** begin **
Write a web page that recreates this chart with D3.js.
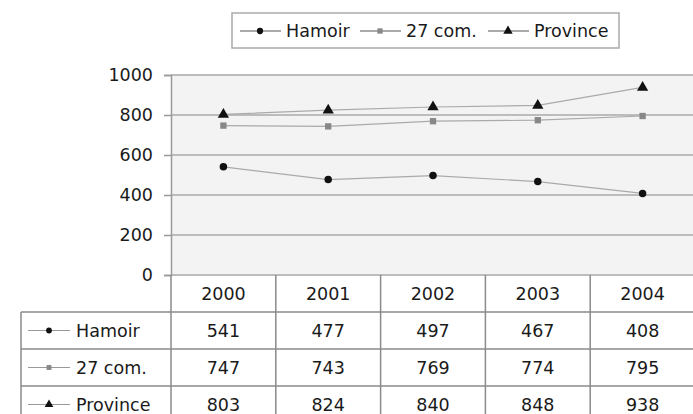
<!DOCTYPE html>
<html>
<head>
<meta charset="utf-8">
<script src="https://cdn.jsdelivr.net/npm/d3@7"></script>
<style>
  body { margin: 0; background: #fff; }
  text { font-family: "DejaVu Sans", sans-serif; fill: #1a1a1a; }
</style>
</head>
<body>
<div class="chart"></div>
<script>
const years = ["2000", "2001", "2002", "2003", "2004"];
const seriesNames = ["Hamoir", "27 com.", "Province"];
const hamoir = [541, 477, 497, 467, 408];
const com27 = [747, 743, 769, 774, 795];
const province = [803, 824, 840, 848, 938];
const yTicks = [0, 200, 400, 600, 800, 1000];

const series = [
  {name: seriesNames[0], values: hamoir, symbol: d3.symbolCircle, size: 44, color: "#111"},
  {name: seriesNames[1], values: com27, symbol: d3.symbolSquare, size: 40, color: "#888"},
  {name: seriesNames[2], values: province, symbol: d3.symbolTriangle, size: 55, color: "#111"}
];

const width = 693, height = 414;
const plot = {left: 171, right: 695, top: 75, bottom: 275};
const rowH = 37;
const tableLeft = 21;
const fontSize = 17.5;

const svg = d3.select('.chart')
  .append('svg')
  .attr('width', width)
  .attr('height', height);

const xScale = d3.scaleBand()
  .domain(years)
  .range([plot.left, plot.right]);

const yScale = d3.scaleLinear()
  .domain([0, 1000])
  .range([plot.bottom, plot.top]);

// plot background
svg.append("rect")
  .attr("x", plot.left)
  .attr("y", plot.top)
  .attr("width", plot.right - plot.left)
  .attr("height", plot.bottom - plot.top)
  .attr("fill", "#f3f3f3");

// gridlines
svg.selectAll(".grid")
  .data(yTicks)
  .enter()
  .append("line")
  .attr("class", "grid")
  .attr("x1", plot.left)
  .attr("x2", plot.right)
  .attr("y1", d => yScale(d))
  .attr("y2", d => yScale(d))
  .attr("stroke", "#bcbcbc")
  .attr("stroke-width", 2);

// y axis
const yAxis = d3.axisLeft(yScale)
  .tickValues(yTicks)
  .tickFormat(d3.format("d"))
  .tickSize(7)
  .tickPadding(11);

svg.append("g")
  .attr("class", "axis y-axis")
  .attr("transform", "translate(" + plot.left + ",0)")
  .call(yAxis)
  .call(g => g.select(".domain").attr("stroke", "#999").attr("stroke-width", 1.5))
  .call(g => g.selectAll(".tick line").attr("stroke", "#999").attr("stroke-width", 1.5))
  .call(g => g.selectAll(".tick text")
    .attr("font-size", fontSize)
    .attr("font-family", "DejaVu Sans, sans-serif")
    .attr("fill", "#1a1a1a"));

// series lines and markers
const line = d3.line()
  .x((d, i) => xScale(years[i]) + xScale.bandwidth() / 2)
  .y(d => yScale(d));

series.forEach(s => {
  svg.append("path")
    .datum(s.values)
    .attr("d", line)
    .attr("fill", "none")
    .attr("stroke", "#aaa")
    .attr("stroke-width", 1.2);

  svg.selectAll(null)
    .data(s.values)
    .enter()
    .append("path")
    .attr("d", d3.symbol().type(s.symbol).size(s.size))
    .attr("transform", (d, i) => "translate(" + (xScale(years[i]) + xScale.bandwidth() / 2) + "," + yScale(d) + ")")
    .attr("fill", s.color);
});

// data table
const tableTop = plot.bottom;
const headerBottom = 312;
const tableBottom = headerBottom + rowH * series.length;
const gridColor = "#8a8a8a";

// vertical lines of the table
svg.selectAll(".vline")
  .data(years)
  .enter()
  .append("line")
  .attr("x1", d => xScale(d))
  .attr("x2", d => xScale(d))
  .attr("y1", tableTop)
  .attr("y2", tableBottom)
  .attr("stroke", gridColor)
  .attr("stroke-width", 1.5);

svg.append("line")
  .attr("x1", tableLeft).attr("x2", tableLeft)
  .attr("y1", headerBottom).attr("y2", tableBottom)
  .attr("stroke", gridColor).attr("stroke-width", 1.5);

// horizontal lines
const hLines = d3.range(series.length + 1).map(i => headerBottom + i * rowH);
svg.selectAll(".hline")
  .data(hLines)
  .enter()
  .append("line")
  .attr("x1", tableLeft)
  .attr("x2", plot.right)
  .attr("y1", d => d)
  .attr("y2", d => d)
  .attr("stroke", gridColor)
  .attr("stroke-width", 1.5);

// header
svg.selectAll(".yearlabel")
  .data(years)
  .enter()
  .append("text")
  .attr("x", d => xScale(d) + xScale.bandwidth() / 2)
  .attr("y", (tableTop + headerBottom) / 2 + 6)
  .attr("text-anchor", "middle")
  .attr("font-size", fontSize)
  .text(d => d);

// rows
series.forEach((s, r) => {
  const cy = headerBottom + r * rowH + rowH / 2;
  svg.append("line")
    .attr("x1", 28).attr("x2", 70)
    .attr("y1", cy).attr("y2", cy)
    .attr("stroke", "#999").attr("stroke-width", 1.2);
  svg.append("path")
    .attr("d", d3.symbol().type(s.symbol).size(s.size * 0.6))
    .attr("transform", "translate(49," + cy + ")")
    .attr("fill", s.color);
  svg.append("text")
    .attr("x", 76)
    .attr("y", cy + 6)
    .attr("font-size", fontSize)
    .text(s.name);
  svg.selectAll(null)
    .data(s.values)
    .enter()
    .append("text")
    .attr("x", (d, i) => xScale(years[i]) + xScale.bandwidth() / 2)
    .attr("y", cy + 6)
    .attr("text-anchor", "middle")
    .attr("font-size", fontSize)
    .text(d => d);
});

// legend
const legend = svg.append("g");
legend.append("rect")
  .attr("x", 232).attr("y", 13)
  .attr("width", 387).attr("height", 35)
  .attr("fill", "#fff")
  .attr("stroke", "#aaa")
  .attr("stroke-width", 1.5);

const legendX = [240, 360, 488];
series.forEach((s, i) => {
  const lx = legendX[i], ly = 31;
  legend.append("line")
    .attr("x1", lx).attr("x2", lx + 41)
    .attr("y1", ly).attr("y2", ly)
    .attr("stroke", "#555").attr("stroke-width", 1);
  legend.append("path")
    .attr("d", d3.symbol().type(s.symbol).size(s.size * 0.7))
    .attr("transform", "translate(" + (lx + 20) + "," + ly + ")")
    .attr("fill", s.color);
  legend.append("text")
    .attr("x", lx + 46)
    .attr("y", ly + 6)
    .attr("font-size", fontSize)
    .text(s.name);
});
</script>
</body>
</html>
** end **
### YOUR INSTRUCTIONS
Are you able to set down all the lines above exactly, without any pictures?

### ANSWER TO THE PROBLEM
Write a web page that recreates this chart with D3.js.
<!DOCTYPE html>
<html>
<head>
<meta charset="utf-8">
<script src="https://cdn.jsdelivr.net/npm/d3@7"></script>
<style>
  body { margin: 0; background: #fff; }
  text { font-family: "DejaVu Sans", sans-serif; fill: #1a1a1a; }
</style>
</head>
<body>
<div class="chart"></div>
<script>
const years = ["2000", "2001", "2002", "2003", "2004"];
const seriesNames = ["Hamoir", "27 com.", "Province"];
const hamoir = [541, 477, 497, 467, 408];
const com27 = [747, 743, 769, 774, 795];
const province = [803, 824, 840, 848, 938];
const yTicks = [0, 200, 400, 600, 800, 1000];

const series = [
  {name: seriesNames[0], values: hamoir, symbol: d3.symbolCircle, size: 44, color: "#111"},
  {name: seriesNames[1], values: com27, symbol: d3.symbolSquare, size: 40, color: "#888"},
  {name: seriesNames[2], values: province, symbol: d3.symbolTriangle, size: 55, color: "#111"}
];

const width = 693, height = 414;
const plot = {left: 171, right: 695, top: 75, bottom: 275};
const rowH = 37;
const tableLeft = 21;
const fontSize = 17.5;

const svg = d3.select('.chart')
  .append('svg')
  .attr('width', width)
  .attr('height', height);

const xScale = d3.scaleBand()
  .domain(years)
  .range([plot.left, plot.right]);

const yScale = d3.scaleLinear()
  .domain([0, 1000])
  .range([plot.bottom, plot.top]);

// plot background
svg.append("rect")
  .attr("x", plot.left)
  .attr("y", plot.top)
  .attr("width", plot.right - plot.left)
  .attr("height", plot.bottom - plot.top)
  .attr("fill", "#f3f3f3");

// gridlines
svg.selectAll(".grid")
  .data(yTicks)
  .enter()
  .append("line")
  .attr("class", "grid")
  .attr("x1", plot.left)
  .attr("x2", plot.right)
  .attr("y1", d => yScale(d))
  .attr("y2", d => yScale(d))
  .attr("stroke", "#bcbcbc")
  .attr("stroke-width", 2);

// y axis
const yAxis = d3.axisLeft(yScale)
  .tickValues(yTicks)
  .tickFormat(d3.format("d"))
  .tickSize(7)
  .tickPadding(11);

svg.append("g")
  .attr("class", "axis y-axis")
  .attr("transform", "translate(" + plot.left + ",0)")
  .call(yAxis)
  .call(g => g.select(".domain").attr("stroke", "#999").attr("stroke-width", 1.5))
  .call(g => g.selectAll(".tick line").attr("stroke", "#999").attr("stroke-width", 1.5))
  .call(g => g.selectAll(".tick text")
    .attr("font-size", fontSize)
    .attr("font-family", "DejaVu Sans, sans-serif")
    .attr("fill", "#1a1a1a"));

// series lines and markers
const line = d3.line()
  .x((d, i) => xScale(years[i]) + xScale.bandwidth() / 2)
  .y(d => yScale(d));

series.forEach(s => {
  svg.append("path")
    .datum(s.values)
    .attr("d", line)
    .attr("fill", "none")
    .attr("stroke", "#aaa")
    .attr("stroke-width", 1.2);

  svg.selectAll(null)
    .data(s.values)
    .enter()
    .append("path")
    .attr("d", d3.symbol().type(s.symbol).size(s.size))
    .attr("transform", (d, i) => "translate(" + (xScale(years[i]) + xScale.bandwidth() / 2) + "," + yScale(d) + ")")
    .attr("fill", s.color);
});

// data table
const tableTop = plot.bottom;
const headerBottom = 312;
const tableBottom = headerBottom + rowH * series.length;
const gridColor = "#8a8a8a";

// vertical lines of the table
svg.selectAll(".vline")
  .data(years)
  .enter()
  .append("line")
  .attr("x1", d => xScale(d))
  .attr("x2", d => xScale(d))
  .attr("y1", tableTop)
  .attr("y2", tableBottom)
  .attr("stroke", gridColor)
  .attr("stroke-width", 1.5);

svg.append("line")
  .attr("x1", tableLeft).attr("x2", tableLeft)
  .attr("y1", headerBottom).attr("y2", tableBottom)
  .attr("stroke", gridColor).attr("stroke-width", 1.5);

// horizontal lines
const hLines = d3.range(series.length + 1).map(i => headerBottom + i * rowH);
svg.selectAll(".hline")
  .data(hLines)
  .enter()
  .append("line")
  .attr("x1", tableLeft)
  .attr("x2", plot.right)
  .attr("y1", d => d)
  .attr("y2", d => d)
  .attr("stroke", gridColor)
  .attr("stroke-width", 1.5);

// header
svg.selectAll(".yearlabel")
  .data(years)
  .enter()
  .append("text")
  .attr("x", d => xScale(d) + xScale.bandwidth() / 2)
  .attr("y", (tableTop + headerBottom) / 2 + 6)
  .attr("text-anchor", "middle")
  .attr("font-size", fontSize)
  .text(d => d);

// rows
series.forEach((s, r) => {
  const cy = headerBottom + r * rowH + rowH / 2;
  svg.append("line")
    .attr("x1", 28).attr("x2", 70)
    .attr("y1", cy).attr("y2", cy)
    .attr("stroke", "#999").attr("stroke-width", 1.2);
  svg.append("path")
    .attr("d", d3.symbol().type(s.symbol).size(s.size * 0.6))
    .attr("transform", "translate(49," + cy + ")")
    .attr("fill", s.color);
  svg.append("text")
    .attr("x", 76)
    .attr("y", cy + 6)
    .attr("font-size", fontSize)
    .text(s.name);
  svg.selectAll(null)
    .data(s.values)
    .enter()
    .append("text")
    .attr("x", (d, i) => xScale(years[i]) + xScale.bandwidth() / 2)
    .attr("y", cy + 6)
    .attr("text-anchor", "middle")
    .attr("font-size", fontSize)
    .text(d => d);
});

// legend
const legend = svg.append("g");
legend.append("rect")
  .attr("x", 232).attr("y", 13)
  .attr("width", 387).attr("height", 35)
  .attr("fill", "#fff")
  .attr("stroke", "#aaa")
  .attr("stroke-width", 1.5);

const legendX = [240, 360, 488];
series.forEach((s, i) => {
  const lx = legendX[i], ly = 31;
  legend.append("line")
    .attr("x1", lx).attr("x2", lx + 41)
    .attr("y1", ly).attr("y2", ly)
    .attr("stroke", "#555").attr("stroke-width", 1);
  legend.append("path")
    .attr("d", d3.symbol().type(s.symbol).size(s.size * 0.7))
    .attr("transform", "translate(" + (lx + 20) + "," + ly + ")")
    .attr("fill", s.color);
  legend.append("text")
    .attr("x", lx + 46)
    .attr("y", ly + 6)
    .attr("font-size", fontSize)
    .text(s.name);
});
</script>
</body>
</html>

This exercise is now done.